Susan Henry-Crowe, general secretary of the UMC General Board of Church and Society, pledged to work for LGBT rights within the church.
“The United Methodist Church’s special General Conference failed Tuesday to love LGBTQIA people, recognize their gifts in the church, maintain our unity in the midst of diversity, and to live out our gospel mandate to seek justice and pursue peace,” she said in a Feb. 26 press release. “We worship a fully-inclusive, justice-seeking God.”
The conference has created a wound with lasting ramifications, she said.

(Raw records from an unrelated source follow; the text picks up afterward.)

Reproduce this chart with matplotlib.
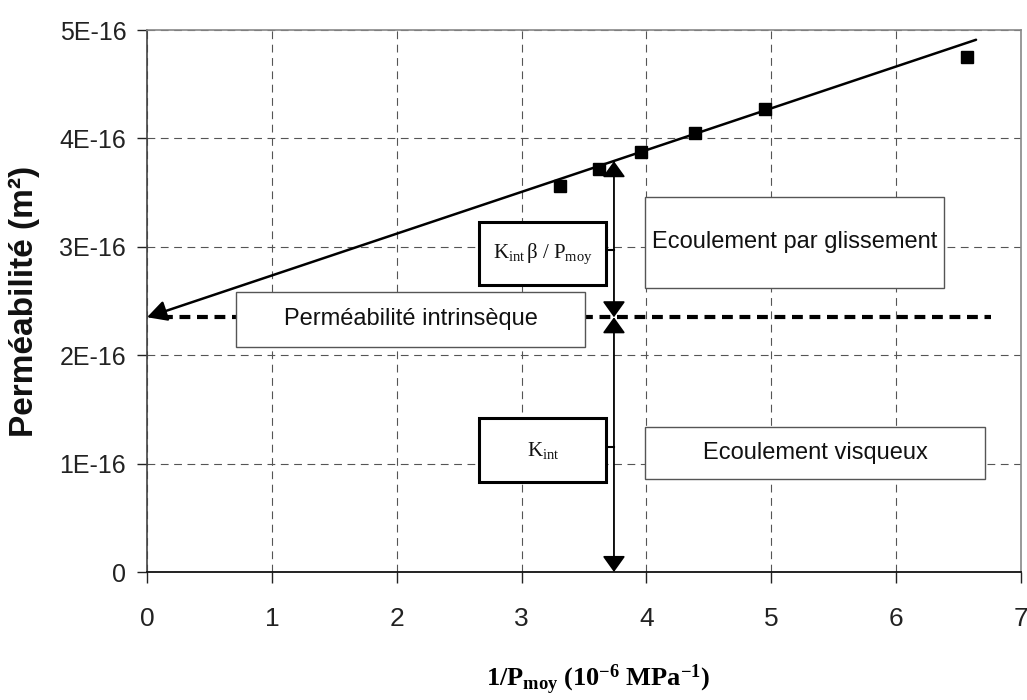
import matplotlib
matplotlib.use("Agg")
import matplotlib.pyplot as plt
from matplotlib.patches import Rectangle
from matplotlib.ticker import FuncFormatter

plt.rcParams['font.family'] = ['Liberation Sans', 'DejaVu Sans']
plt.rcParams['mathtext.fontset'] = 'custom'
plt.rcParams['mathtext.rm'] = 'Liberation Serif'
plt.rcParams['mathtext.it'] = 'Liberation Serif:italic'
plt.rcParams['mathtext.bf'] = 'Liberation Serif:bold'

# ---- data (x in 1e-6 MPa^-1, y in m^2) ----
inv_p = [3.31, 3.62, 3.96, 4.39, 4.95, 6.57]
perm = [3.56e-16, 3.72e-16, 3.87e-16, 4.05e-16, 4.27e-16, 4.75e-16]
fit_x = [0.0, 6.64]
fit_y = [2.35e-16, 4.91e-16]
k_int = 2.35e-16
x_arrow = 3.74
top_arrow = 3.79e-16
x_ticks = [0, 1, 2, 3, 4, 5, 6, 7]
y_ticks = [0, 1e-16, 2e-16, 3e-16, 4e-16, 5e-16]

fig = plt.figure(figsize=(10.27, 7.0), dpi=100)
ax = fig.add_axes([147/1027, 1-572/700, (1021-147)/1027, (572-30)/700])
ax.set_xlim(0, 7)
ax.set_ylim(0, 5e-16)
ax.set_xticks(x_ticks)
ax.set_yticks(y_ticks)
ax.yaxis.set_major_formatter(FuncFormatter(
    lambda v, p: '0' if abs(v) < 1e-20 else '%dE-16' % round(v / 1e-16)))

ax.grid(True, color='#555555', linestyle=(0, (7, 5)), linewidth=0.8)
for s in ['top', 'right']:
    ax.spines[s].set_color('#888888')
    ax.spines[s].set_linewidth(1.2)
ax.spines['left'].set_color('#444444')
ax.spines['left'].set_linewidth(1.2)
ax.spines['bottom'].set_color('#111111')
ax.spines['bottom'].set_linewidth(1.3)
ax.tick_params(axis='y', direction='out', length=7, width=1.0, pad=8,
               labelsize=18, colors='#222222')
ax.tick_params(axis='x', direction='out', length=8, width=1.0, pad=17,
               labelsize=19, colors='#222222')

# fit line with arrow head at x=0
ax.annotate('', xy=(fit_x[0], fit_y[0]), xytext=(fit_x[1], fit_y[1]),
            arrowprops=dict(arrowstyle='-|>,head_length=0.85,head_width=0.45',
                            color='black', lw=1.8, shrinkA=0, shrinkB=0,
                            mutation_scale=14), zorder=4)
# data markers
ax.plot(inv_p, perm, linestyle='none', marker='s', markersize=8.5,
        color='black', zorder=5)

# horizontal dashed intrinsic permeability line
ax.plot([0.12, 6.76], [k_int, k_int], color='black', lw=3,
        linestyle=(0, (2.6, 1.6)), zorder=3)

# vertical double arrows
for y_end in (top_arrow, 0):
    ax.annotate('', xy=(x_arrow, y_end), xytext=(x_arrow, k_int),
                arrowprops=dict(arrowstyle='<|-|>,head_length=0.7,head_width=0.5',
                                color='black', lw=1.3, shrinkA=0, shrinkB=0,
                                mutation_scale=14), zorder=4)

def box(x0, x1, y0, y1, text, lw, ec, fs):
    r = Rectangle((x0, y0), x1 - x0, y1 - y0, facecolor='white', edgecolor=ec,
                  lw=lw, zorder=6)
    ax.add_patch(r)
    ax.text((x0 + x1) / 2, (y0 + y1) / 2, text, ha='center', va='center',
            fontsize=fs, zorder=7, color='#111111')

box(0.71, 3.51, 2.08e-16, 2.58e-16, 'Perméabilité intrinsèque', 1.0, '#555555', 17)
box(3.99, 6.38, 2.62e-16, 3.46e-16, 'Ecoulement par glissement', 1.0, '#555555', 17)
box(3.99, 6.71, 0.86e-16, 1.34e-16, 'Ecoulement visqueux', 1.0, '#555555', 17)
box(2.66, 3.68, 2.65e-16, 3.23e-16, r'$\mathrm{K_{int}\,β\ /\ P_{moy}}$', 2.2, 'black', 15)
box(2.66, 3.68, 0.83e-16, 1.42e-16, r'$\mathrm{K_{int}}$', 2.2, 'black', 15)

# connectors
ax.plot([3.68, x_arrow], [2.97e-16, 2.97e-16], color='black', lw=1.5, zorder=5)
ax.plot([3.68, x_arrow], [1.15e-16, 1.15e-16], color='black', lw=1.5, zorder=5)

fig.text(24/1027, 1 - 301/700, 'Perméabilité (m²)', rotation=90,
         ha='center', va='center', fontsize=24, fontweight='bold', color='#111111')
fig.text(598/1027, 3/700, r'$\mathbf{1/P_{moy}\ (10^{-6}\ MPa^{-1})}$',
         ha='center', va='bottom', fontsize=19)

fig.savefig('out.png', dpi=100, facecolor='white')
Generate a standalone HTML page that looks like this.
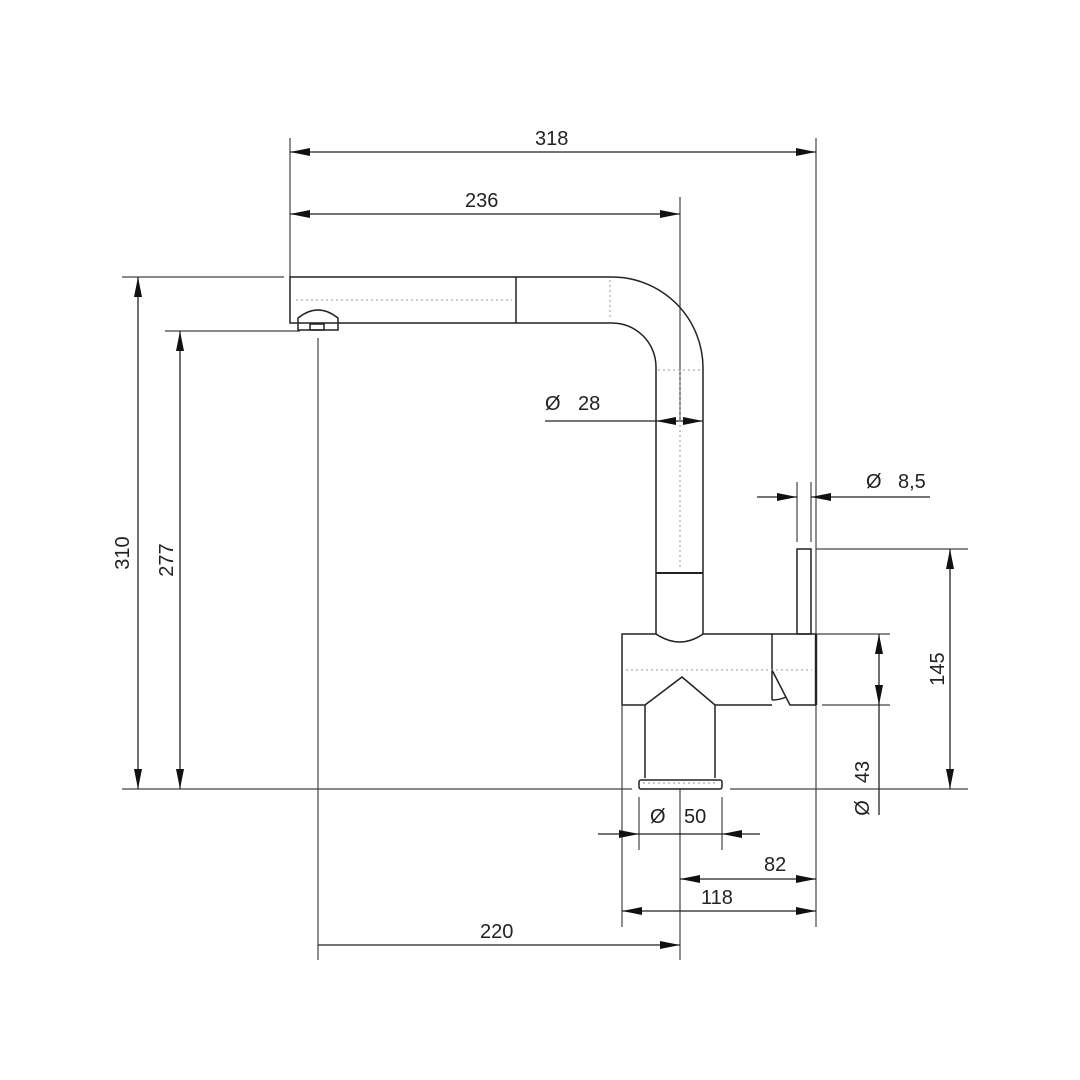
<!DOCTYPE html>
<html><head><meta charset="utf-8"><style>
html,body{margin:0;padding:0;background:#fff}
svg{display:block}
text{font-family:"Liberation Sans",sans-serif;font-size:20px;fill:#222}
</style></head><body>
<svg width="1080" height="1080" viewBox="0 0 1080 1080" xmlns="http://www.w3.org/2000/svg">
<defs>
<marker id="a" viewBox="0 0 20 8" refX="20" refY="4" markerWidth="20" markerHeight="8" markerUnits="userSpaceOnUse" orient="auto-start-reverse">
<path d="M0,0 L20,4 L0,8 Z" fill="#111"/></marker>
</defs>
<g stroke="#444" stroke-width="1.2" fill="none">
<line x1="290" y1="138" x2="290" y2="277"/>
<line x1="680" y1="197" x2="680" y2="420"/>
<line x1="816" y1="138" x2="816" y2="927"/>
<line x1="122" y1="277" x2="284" y2="277"/>
<line x1="165" y1="331" x2="300" y2="331"/>
<line x1="122" y1="789" x2="632" y2="789"/>
<line x1="730" y1="789" x2="968" y2="789"/>
<line x1="816" y1="549" x2="968" y2="549"/>
<line x1="816" y1="634" x2="890" y2="634"/>
<line x1="822" y1="705" x2="890" y2="705"/>
<line x1="318" y1="338" x2="318" y2="960"/>
<line x1="680" y1="789" x2="680" y2="960"/>
<line x1="622" y1="705" x2="622" y2="927"/>
<line x1="639" y1="797" x2="639" y2="850"/>
<line x1="722" y1="797" x2="722" y2="850"/>
<line x1="797" y1="482" x2="797" y2="542"/>
<line x1="811" y1="482" x2="811" y2="542"/>
</g>
<g stroke="#222" stroke-width="1.3" fill="none">
<line x1="290" y1="152" x2="816" y2="152" marker-start="url(#a)" marker-end="url(#a)"/>
<line x1="290" y1="214" x2="680" y2="214" marker-start="url(#a)" marker-end="url(#a)"/>
<line x1="138" y1="277" x2="138" y2="789" marker-start="url(#a)" marker-end="url(#a)"/>
<line x1="180" y1="331" x2="180" y2="789" marker-start="url(#a)" marker-end="url(#a)"/>
<line x1="950" y1="549" x2="950" y2="789" marker-start="url(#a)" marker-end="url(#a)"/>
<line x1="879" y1="634" x2="879" y2="705" marker-start="url(#a)" marker-end="url(#a)"/>
<line x1="879" y1="705" x2="879" y2="815"/>
<line x1="680" y1="879" x2="816" y2="879" marker-start="url(#a)" marker-end="url(#a)"/>
<line x1="622" y1="911" x2="816" y2="911" marker-start="url(#a)" marker-end="url(#a)"/>
<line x1="318" y1="945" x2="680" y2="945" marker-end="url(#a)"/>
<line x1="598" y1="834" x2="639" y2="834" marker-end="url(#a)"/>
<line x1="639" y1="834" x2="722" y2="834"/>
<line x1="760" y1="834" x2="722" y2="834" marker-end="url(#a)"/>
<line x1="545" y1="421" x2="656" y2="421"/>
<line x1="680" y1="421" x2="656" y2="421" marker-end="url(#a)"/>
<line x1="680" y1="421" x2="703" y2="421" marker-end="url(#a)"/>
<line x1="757" y1="497" x2="797" y2="497" marker-end="url(#a)"/>
<line x1="930" y1="497" x2="811" y2="497" marker-end="url(#a)"/>
</g>
<g stroke="#222" stroke-width="1.5" fill="none">
<rect x="290" y="277" width="226" height="46"/>
<path d="M516,277 L612,277 A91,91 0 0 1 703,368 L703,634"/>
<path d="M516,323 L612,323 A44,44 0 0 1 656,367 L656,634"/>
<line x1="656" y1="573" x2="703" y2="573" stroke-width="2"/>
<path d="M298,330 L298,318 Q318,302 338,318 L338,330 Z"/>
<rect x="310" y="324" width="14" height="6"/>
<!-- body -->
<path d="M622,705 L622,634 L656,634 Q680,650 703,634 L816,634"/>
<path d="M622,705 L645,705 L682,677 L715,705 L772,705"/>
<line x1="772" y1="634" x2="772" y2="700"/>
<path d="M772,670 L790,705 L816,705"/>
<line x1="816" y1="634" x2="816" y2="705" stroke-width="2.4"/>
<path d="M772,700 Q780,700 786,697"/>
<path d="M645,778 L645,705 M715,705 L715,778"/>
<rect x="639" y="780" width="83" height="9" rx="2"/>
<rect x="797" y="549" width="14" height="85"/>
</g>
<g stroke="#999" stroke-width="1" stroke-dasharray="2,3" fill="none">
<line x1="296" y1="300" x2="512" y2="300"/>
<line x1="610" y1="280" x2="610" y2="320"/>
<line x1="658" y1="370" x2="701" y2="370"/>
<line x1="680" y1="370" x2="680" y2="570"/>
<line x1="626" y1="670" x2="812" y2="670"/>
<line x1="643" y1="783" x2="718" y2="783"/>
</g>
<text x="535" y="145">318</text>
<text x="465" y="207">236</text>
<text x="545" y="410">Ø</text><text x="578" y="410">28</text>
<text x="866" y="488">Ø</text><text x="898" y="488">8,5</text>
<text x="650" y="823">Ø</text><text x="684" y="823">50</text>
<text x="764" y="871">82</text>
<text x="701" y="904">118</text>
<text x="480" y="938">220</text>
<text transform="translate(129,553) rotate(-90)" text-anchor="middle">310</text>
<text transform="translate(173,560) rotate(-90)" text-anchor="middle">277</text>
<text transform="translate(944,669) rotate(-90)" text-anchor="middle">145</text>
<text transform="translate(869,772) rotate(-90)" text-anchor="middle">43</text>
<text transform="translate(869,808) rotate(-90)" text-anchor="middle">Ø</text>
</svg>
</body></html>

“The wound may one day be healed by the grace of God,” Henry-Crowe said, “but the scar left behind will [be] visible forever … Church and society will never cease to work with God to build the fully-inclusive realm of God on earth.”
Carter affirmed the pain caused by the church’s stance on homosexuality.
“The pain and the disappointment is very real, and I have always said that LGBT persons are a sacred work. They are not the problem,” Carter said on NPR. “Really the problem is how the church can rediscover the grace of God through Jesus and hear His command to love one another, and it happens in the local communities and in families.”
The SBC Ethics & Religious Liberty Commission offers a detailed explanation of the UMC vote at erlc.com.
“By voting to uphold the biblical view of sexuality, the LGBTQ faction in the denomination will almost assuredly split from the General Conference and thus disassociate from the other conferences and other local churches within the UMC,” ERLC communications specialist Joe Carter wrote. “Local churches and clergy have until the end of April 2020 to decide whether they will remain in the denomination or leave and join a self-governing body.”
The Council of Bishops, comprising all UMC active and retired bishops, is charged with the spiritual leadership of the church with nearly 12 million members spanning four continents. In the U.S., United Methodists have declined from 10.7 million in 1969 to an estimated 6.9 million in 2016, according to UMC figures. Conversely in Africa, where United Methodists numbered 5.3 million in 2016, the church grew by 7.5 percent between 2012 and 2015, according to the IRD.